I strongly believe that no company, no matter how big and powerful, can afford to ignore the forces of innovation to keep up with, and hopefully stay ahead of its competitors. Research labs, whether supported by government or corporations, served us well for many years as a source of new technologies, ideas and knowledge. But today that is not enough. In today's world, we have to step out of our ivory towers into the global marketplace – which has essentially become our 21st century lab.

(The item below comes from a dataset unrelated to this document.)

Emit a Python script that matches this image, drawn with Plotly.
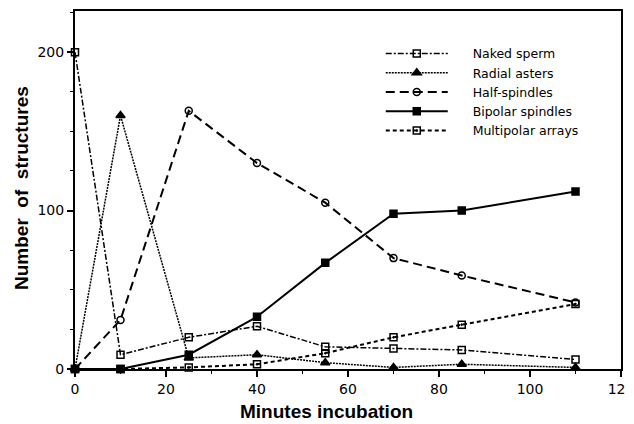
import plotly.graph_objects as go

minutes = [0, 10, 25, 40, 55, 70, 85, 110]
naked_sperm = [200, 9, 20, 27, 14, 13, 12, 6]
radial_asters = [0, 160, 7, 9, 4, 1, 3, 1]
half_spindles = [0, 31, 163, 130, 105, 70, 59, 42]
bipolar_spindles = [0, 0, 9, 33, 67, 98, 100, 112]
multipolar_arrays = [0, 0, 1, 3, 10, 20, 28, 41]

x_ticks = [0, 20, 40, 60, 80, 100, 120]
y_ticks = [0, 100, 200]

FONT = "Liberation Sans, Arial, Helvetica, sans-serif"
TICKFONT = "DejaVu Sans, sans-serif"
LEGFONT = "DejaVu Sans, sans-serif"

NB = "\u00a0" * 5
series = [
    ("Naked sperm", naked_sperm, "6px,2px,2px,2px", 1.5, "square-open", 7),
    ("Radial asters", radial_asters, "2px,1px", 1.5, "triangle-up", 8),
    ("Half-spindles", half_spindles, "9px,5px", 2, "circle-open", 7),
    ("Bipolar spindles", bipolar_spindles, "solid", 2, "square", 7),
    ("Multipolar arrays", multipolar_arrays, "4px,3px", 2, "square-open-dot", 7),
]

fig = go.Figure()
for name, vals, dash, width, sym, size in series:
    fig.add_trace(go.Scatter(
        x=minutes, y=vals, name=NB + name, mode="lines+markers",
        line=dict(color="black", dash=dash, width=width),
        marker=dict(symbol=sym, size=size, color="black", line=dict(color="black", width=1.5)),
        cliponaxis=False,
    ))

# page body has an 8px default margin, so the figure is sized to fit the window
fig.update_layout(
    width=626, height=416,
    margin=dict(l=67, r=13, t=3, b=55, autoexpand=False),
    paper_bgcolor="white", plot_bgcolor="white",
    font=dict(family=FONT, color="black", size=13),
    showlegend=True,
    legend=dict(
        x=0.56, y=0.922, xanchor="left", yanchor="top",
        bgcolor="rgba(0,0,0,0)", borderwidth=0,
        font=dict(family=LEGFONT, size=12.5, color="black"),
        itemwidth=62, tracegroupgap=0,
    ),
    annotations=[
        dict(text="<b>Minutes incubation</b>", xref="paper", yref="paper",
             x=0.4615, y=-0.120, xanchor="center", yanchor="middle",
             showarrow=False, font=dict(family=FONT, size=19, color="black")),
        dict(text="<b>Number  of  structures</b>", xref="paper", yref="paper",
             x=0, xshift=-53, y=0.5056, xanchor="center", yanchor="middle",
             textangle=-90, showarrow=False, font=dict(family=FONT, size=19, color="black")),
    ],
)

fig.update_xaxes(
    range=[0, 120], tickvals=x_ticks, ticktext=[str(v) for v in x_ticks],
    automargin=False, ticklabeloverflow="allow",
    showgrid=False, zeroline=False,
    showline=True, linecolor="black", linewidth=2, mirror=True,
    ticks="outside", ticklen=6, tickwidth=1.5, tickcolor="black",
    minor=dict(dtick=10, ticks="outside", ticklen=3, tickwidth=1, tickcolor="black"),
    tickfont=dict(family=TICKFONT, size=14),
)
fig.update_yaxes(
    range=[0, 226], tickvals=y_ticks, ticktext=[str(v) for v in y_ticks],
    automargin=False,
    showgrid=False, zeroline=False,
    showline=True, linecolor="black", linewidth=2, mirror=True,
    ticks="outside", ticklen=6, tickwidth=1.5, tickcolor="black",
    minor=dict(dtick=25, ticks="outside", ticklen=3, tickwidth=1, tickcolor="black"),
    tickfont=dict(family=TICKFONT, size=14),
)

fig.write_html("out.html")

For further evidence of the value of eschewing Vannevar Bush's model of separation between 'pure, untainted' research and that influenced by considerations of use, see Donald Stokes' excellent book "Pasteur's Quadrant: Basic Science and Technological Innovation." In it he argues that in the history of science, the notion of a distinct separation as proposed by Bush is the exception instead of the rule, and uses Pasteur's work to show how scientific advancement can in fact be aided by mixing investigation for fundamental understanding with an exploration of how such understanding might be put to use. That certainly has been our experience at IBM Research, where many projects (such as our work on new approaches to supercomputing systems such as BlueGene) have been informed by considering a range of use constraints and requirements as part of our inquiry into novel computer science problems.